Officials say it would damage soldier training programs.

Mobile IDF artillery unit fires a shell 311 (R) (photo credit: Jerry Lampen / Reuters)
Mobile IDF artillery unit fires a shell 311 (R)
(photo credit: Jerry Lampen / Reuters)
There is deep concern within the defense community that the proposed NIS 4 billion cut to the defense budget will harm training programs, battle readiness and equipment stocks and the acquisition of military platforms.
It has often been claimed that the budget cut won’t disrupt the IDF’s multi-year platform acquisition program, since the army has already committed itself to purchasing the expensive equipment.
But senior defense officials are challenging that assumption, saying that if the military lacks a purchasing budget, platforms that were supposed to be delivered within five years could arrive significantly later – even seven to 10 years later – due to a need to spread out payments.

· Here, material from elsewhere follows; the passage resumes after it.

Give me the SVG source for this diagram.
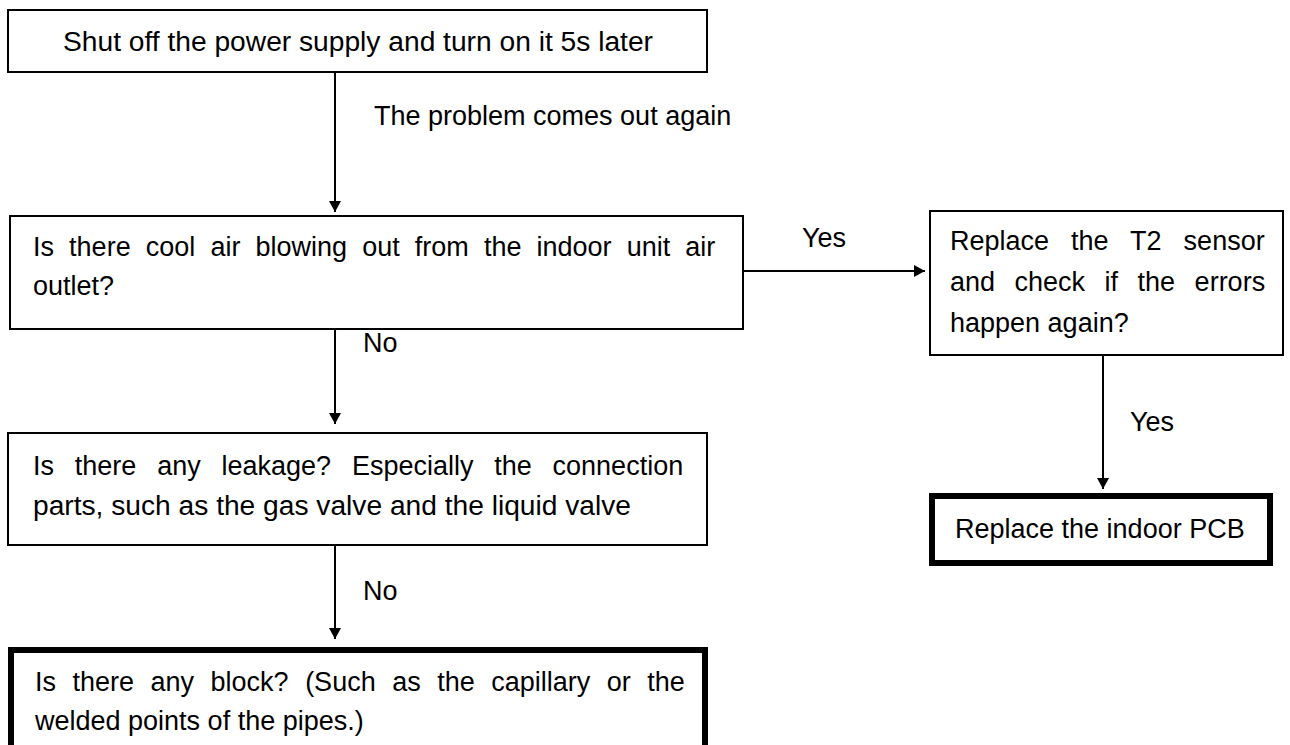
<svg xmlns="http://www.w3.org/2000/svg" width="1290" height="745" viewBox="0 0 1290 745">
<defs>
<style>
.box{fill:#fff;stroke:#000;stroke-width:2}
.thick{fill:#fff;stroke:#000;stroke-width:6}
.t{font-family:"Liberation Sans",Arial,sans-serif;font-size:27px;fill:#000}
.c{stroke:#000;stroke-width:2;fill:none}
</style>
<marker id="ah" viewBox="0 0 11 12" refX="11" refY="6" markerWidth="11" markerHeight="12" markerUnits="userSpaceOnUse" orient="auto">
<path d="M0,0 L11,6 L0,12 z" fill="#000"/>
</marker>
</defs>
<g id="connectors">
<line class="c" x1="335" y1="72" x2="335" y2="212" marker-end="url(#ah)"/>
<line class="c" x1="335" y1="329" x2="335" y2="424" marker-end="url(#ah)"/>
<line class="c" x1="335" y1="545" x2="335" y2="639" marker-end="url(#ah)"/>
<line class="c" x1="743" y1="271" x2="925" y2="271" marker-end="url(#ah)"/>
<line class="c" x1="1103" y1="355" x2="1103" y2="489" marker-end="url(#ah)"/>
<text class="t" x="374" y="125">The problem comes out again</text>
<text class="t" x="802" y="247">Yes</text>
<text class="t" x="363" y="352">No</text>
<text class="t" x="363" y="600">No</text>
<text class="t" x="1130" y="431">Yes</text>
</g>
<g id="n1">
<rect class="box" x="8" y="10" width="699" height="62"/>
<text class="t" x="358" y="51" text-anchor="middle" textLength="590" lengthAdjust="spacingAndGlyphs">Shut off the power supply and turn on it 5s later</text>
</g>
<g id="n2">
<rect class="box" x="10" y="216" width="733" height="113"/>
<text class="t" x="33" y="256" word-spacing="7.6">Is there cool air blowing out from the indoor unit air</text>
<text class="t" x="33" y="295">outlet?</text>
</g>
<g id="n3">
<rect class="box" x="930" y="211" width="353" height="144"/>
<text class="t" x="950" y="250" word-spacing="14.5">Replace the T2 sensor</text>
<text class="t" x="950" y="291" word-spacing="12">and check if the errors</text>
<text class="t" x="950" y="332">happen again?</text>
</g>
<g id="n4">
<rect class="thick" x="932" y="496" width="338" height="67"/>
<text class="t" x="955" y="538">Replace the indoor PCB</text>
</g>
<g id="n5">
<rect class="box" x="8" y="433" width="699" height="112"/>
<text class="t" x="33" y="475" word-spacing="13.3">Is there any leakage? Especially the connection</text>
<text class="t" x="33" y="515" textLength="598" lengthAdjust="spacingAndGlyphs">parts, such as the gas valve and the liquid valve</text>
</g>
<g id="n6">
<rect class="thick" x="11" y="650" width="694" height="110"/>
<text class="t" x="35" y="691" word-spacing="9">Is there any block? (Such as the capillary or the</text>
<text class="t" x="35" y="730">welded points of the pipes.)</text>
</g>
</svg>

The platforms include critical products that the IDF had planned on acquiring in the coming years. Additionally, the IDF would face fines for not paying suppliers on time, as stipulated in the original contracts.
Defense officials are also concerned about the prospect of damage being caused to training programs designed to get soldiers – both reservists and conscripts – ready for battle, the need for which is one of the main lessons learned from the 2006 Second Lebanon War.
Since 2006, the IDF has doubled the training time for its ground forces, and commanders in the field have been instructed to assume that war could break out on their watch.
One example of the more intense training could be found in February on the Golan Heights, where tanks from the 401st Armored Brigade held a war drill just days after soldiers from the Nahal infantry brigade were suddenly mobilized to the Golan, to simulate the outbreak of a conflict.
A large enough budget cut would see such preparations cut back.
Areas that are not expected to be affected included continuous security patrols, and intelligence and surveillance activities.